Ingredients:
- 2 lbs (900 g) beef chuck, cut into 1.5-inch cubes
- 4 strips of bacon or pancetta, diced
- 2 tbsp (30 ml) olive oil
- 1 medium onion, chopped
- 2 medium carrots, sliced
- 2 cloves garlic, minced
- 2 tbsp (30 g) all-purpose flour
- 2 cups (480 ml) dry red wine (preferably Burgundy)
- 2 cups (480 ml) beef broth
- 1 tbsp (15 ml) tomato paste
- 1 bay leaf
- 1 tsp (5 g) dried thyme
- 8 oz (230 g) cremini mushrooms, quartered
- Salt and pepper, to taste
- Fresh parsley, chopped (for garnish)
Instructions:
- Chop beef, bacon, onion, and carrots. Mince garlic and quarter mushrooms.
- In a large skillet, cook diced bacon over medium heat until crispy. Remove and set aside.
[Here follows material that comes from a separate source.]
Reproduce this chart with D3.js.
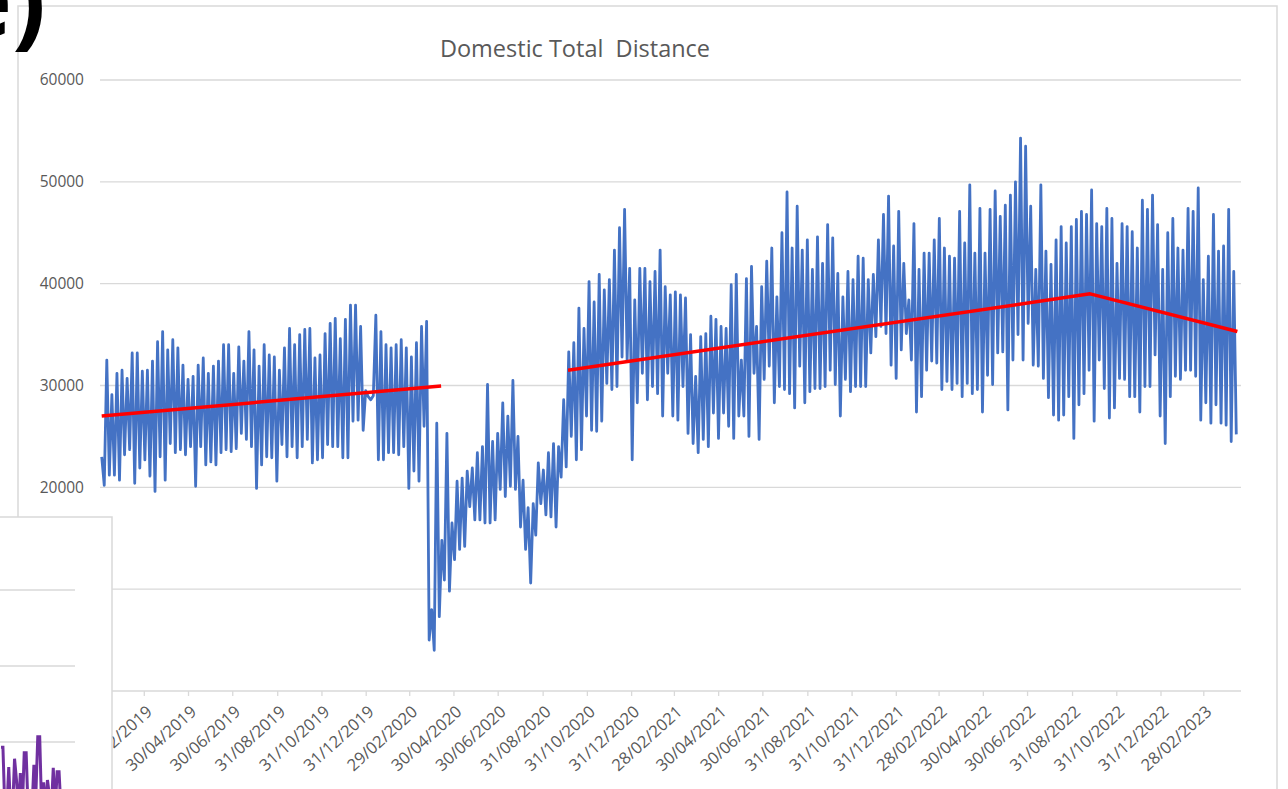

- In the same skillet, add olive oil and beef cubes. Sear on all sides until browned. Remove and set aside.
- Add onion and carrots to the skillet; cook until softened, about 5 minutes. Stir in garlic and cook for 1 more minute.
- Sprinkle flour over the vegetables and stir. Pour in red wine, scraping up any bits from the bottom of the skillet.
- Transfer the vegetable-wine mixture to the slow cooker. Add beef, bacon, broth, tomato paste, bay leaf, thyme, and mushrooms. Stir to combine.
- Set the slow cooker to low and cook for 4-5 hours or until beef is tender.
- Adjust seasoning with salt and pepper. Serve hot, garnished with fresh parsley.